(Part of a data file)
# # # # #

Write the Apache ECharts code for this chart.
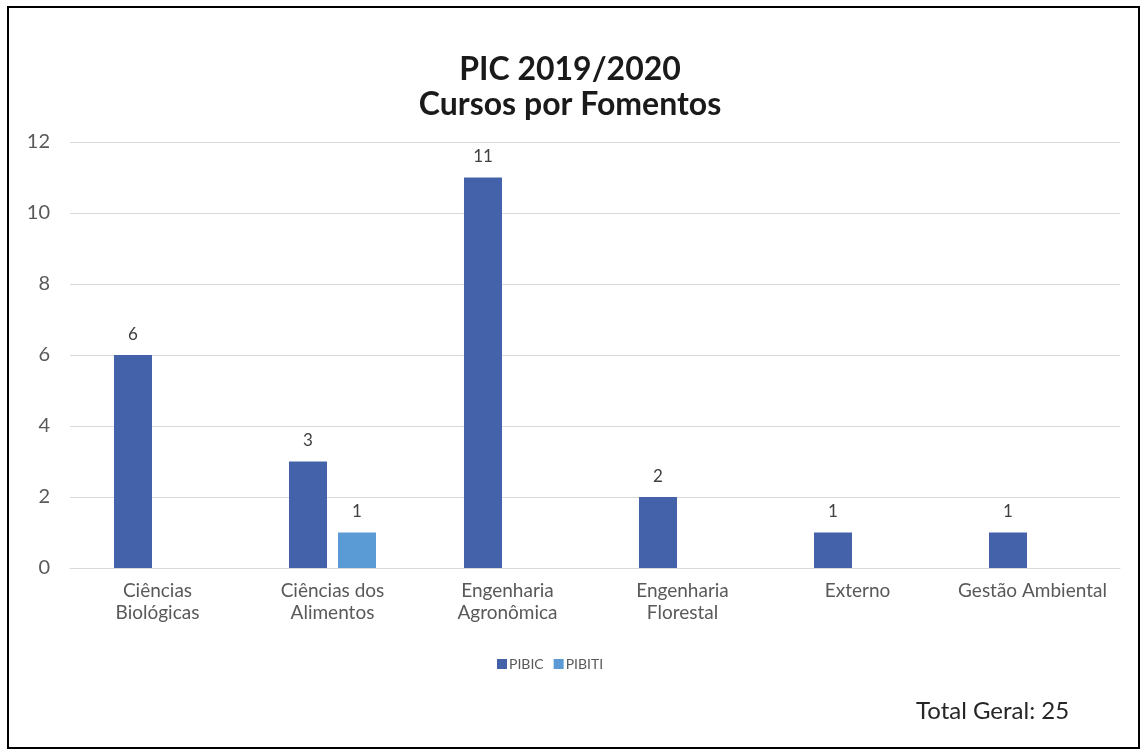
<!DOCTYPE html>
<html>
<head>
<meta charset="utf-8">
<script src="https://cdn.jsdelivr.net/npm/echarts@6/dist/echarts.min.js"></script>
<style>
html,body{margin:0;padding:0;background:#fff;}
#frame{position:absolute;left:7px;top:6px;right:0;bottom:0;border:2.5px solid #000;box-sizing:border-box;}
#chart{position:absolute;left:0;top:0;width:1140px;height:749px;}
</style>
</head>
<body>
<div id="chart"></div>
<div id="frame"></div>
<script>
const categories = ['Ciências\nBiológicas', 'Ciências dos\nAlimentos', 'Engenharia\nAgronômica', 'Engenharia\nFlorestal', 'Externo', 'Gestão Ambiental'];
const pibic = [6, 3, 11, 2, 1, 1];
const pibiti = [null, 1, null, null, null, null];
const seriesNames = ['PIBIC', 'PIBITI'];
const yTicks = {min: 0, max: 12, interval: 2};
const totalText = 'Total Geral: 25';

const chart = echarts.init(document.getElementById('chart'), null, {renderer: 'canvas'});
const font = 'Lato, "Open Sans", sans-serif';
const labelCfg = {show: true, position: 'top', color: '#404040', fontSize: 17, fontFamily: font, distance: 12};
chart.setOption({
  backgroundColor: '#fff',
  animation: false,
  title: [{
    text: 'PIC 2019/2020\nCursos por Fomentos',
    left: 'center', top: 47,
    textStyle: {fontFamily: font, fontWeight: 'bold', fontSize: 32, color: '#1a1a1a', lineHeight: 35}
  }, {
    text: totalText,
    left: 911, top: 694,
    textStyle: {fontFamily: font, fontWeight: 'normal', fontSize: 24, color: '#262626'}
  }],
  legend: {
    data: seriesNames, top: 652, left: 492,
    itemWidth: 10, itemHeight: 10, itemGap: 10, icon: 'rect',
    textStyle: {fontFamily: font, fontSize: 14, color: '#595959', padding: [0, 0, 0, -3]}
  },
  grid: {left: 70, right: 20, top: 142, bottom: 181},
  xAxis: {
    type: 'category', data: categories,
    axisLine: {lineStyle: {color: '#d9d9d9'}},
    axisTick: {show: false},
    axisLabel: {fontFamily: font, fontSize: 19, color: '#595959', margin: 12, lineHeight: 22, interval: 0}
  },
  yAxis: {
    type: 'value', min: yTicks.min, max: yTicks.max, interval: yTicks.interval,
    axisLine: {show: false}, axisTick: {show: false},
    splitLine: {lineStyle: {color: '#d9d9d9'}},
    axisLabel: {fontFamily: font, fontSize: 20, color: '#595959', margin: 20}
  },
  series: [{
    name: seriesNames[0], type: 'bar', data: pibic, barWidth: 38, barGap: '29%',
    itemStyle: {color: '#4462a9'}, label: labelCfg
  }, {
    name: seriesNames[1], type: 'bar', data: pibiti, barWidth: 38,
    itemStyle: {color: '#5b9bd5'}, label: labelCfg
  }]
});
</script>
</body>
</html>
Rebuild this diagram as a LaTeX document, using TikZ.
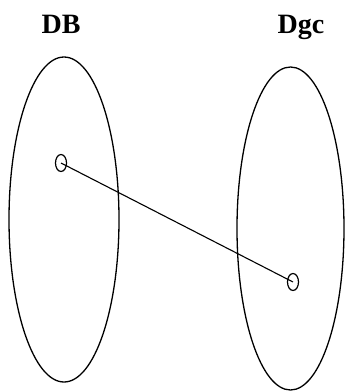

# # # # #

Stated problem: Quote the material exactly. Pictures stay out.

Task solution:
Write the Apache ECharts code for this chart.
<!DOCTYPE html>
<html>
<head>
<meta charset="utf-8">
<script src="https://cdn.jsdelivr.net/npm/echarts@6/dist/echarts.min.js"></script>
<style>
html,body{margin:0;padding:0;background:#fff;}
#frame{position:absolute;left:7px;top:6px;right:0;bottom:0;border:2.5px solid #000;box-sizing:border-box;}
#chart{position:absolute;left:0;top:0;width:1140px;height:749px;}
</style>
</head>
<body>
<div id="chart"></div>
<div id="frame"></div>
<script>
const categories = ['Ciências\nBiológicas', 'Ciências dos\nAlimentos', 'Engenharia\nAgronômica', 'Engenharia\nFlorestal', 'Externo', 'Gestão Ambiental'];
const pibic = [6, 3, 11, 2, 1, 1];
const pibiti = [null, 1, null, null, null, null];
const seriesNames = ['PIBIC', 'PIBITI'];
const yTicks = {min: 0, max: 12, interval: 2};
const totalText = 'Total Geral: 25';

const chart = echarts.init(document.getElementById('chart'), null, {renderer: 'canvas'});
const font = 'Lato, "Open Sans", sans-serif';
const labelCfg = {show: true, position: 'top', color: '#404040', fontSize: 17, fontFamily: font, distance: 12};
chart.setOption({
  backgroundColor: '#fff',
  animation: false,
  title: [{
    text: 'PIC 2019/2020\nCursos por Fomentos',
    left: 'center', top: 47,
    textStyle: {fontFamily: font, fontWeight: 'bold', fontSize: 32, color: '#1a1a1a', lineHeight: 35}
  }, {
    text: totalText,
    left: 911, top: 694,
    textStyle: {fontFamily: font, fontWeight: 'normal', fontSize: 24, color: '#262626'}
  }],
  legend: {
    data: seriesNames, top: 652, left: 492,
    itemWidth: 10, itemHeight: 10, itemGap: 10, icon: 'rect',
    textStyle: {fontFamily: font, fontSize: 14, color: '#595959', padding: [0, 0, 0, -3]}
  },
  grid: {left: 70, right: 20, top: 142, bottom: 181},
  xAxis: {
    type: 'category', data: categories,
    axisLine: {lineStyle: {color: '#d9d9d9'}},
    axisTick: {show: false},
    axisLabel: {fontFamily: font, fontSize: 19, color: '#595959', margin: 12, lineHeight: 22, interval: 0}
  },
  yAxis: {
    type: 'value', min: yTicks.min, max: yTicks.max, interval: yTicks.interval,
    axisLine: {show: false}, axisTick: {show: false},
    splitLine: {lineStyle: {color: '#d9d9d9'}},
    axisLabel: {fontFamily: font, fontSize: 20, color: '#595959', margin: 20}
  },
  series: [{
    name: seriesNames[0], type: 'bar', data: pibic, barWidth: 38, barGap: '29%',
    itemStyle: {color: '#4462a9'}, label: labelCfg
  }, {
    name: seriesNames[1], type: 'bar', data: pibiti, barWidth: 38,
    itemStyle: {color: '#5b9bd5'}, label: labelCfg
  }]
});
</script>
</body>
</html>
Rebuild this diagram as a LaTeX document, using TikZ.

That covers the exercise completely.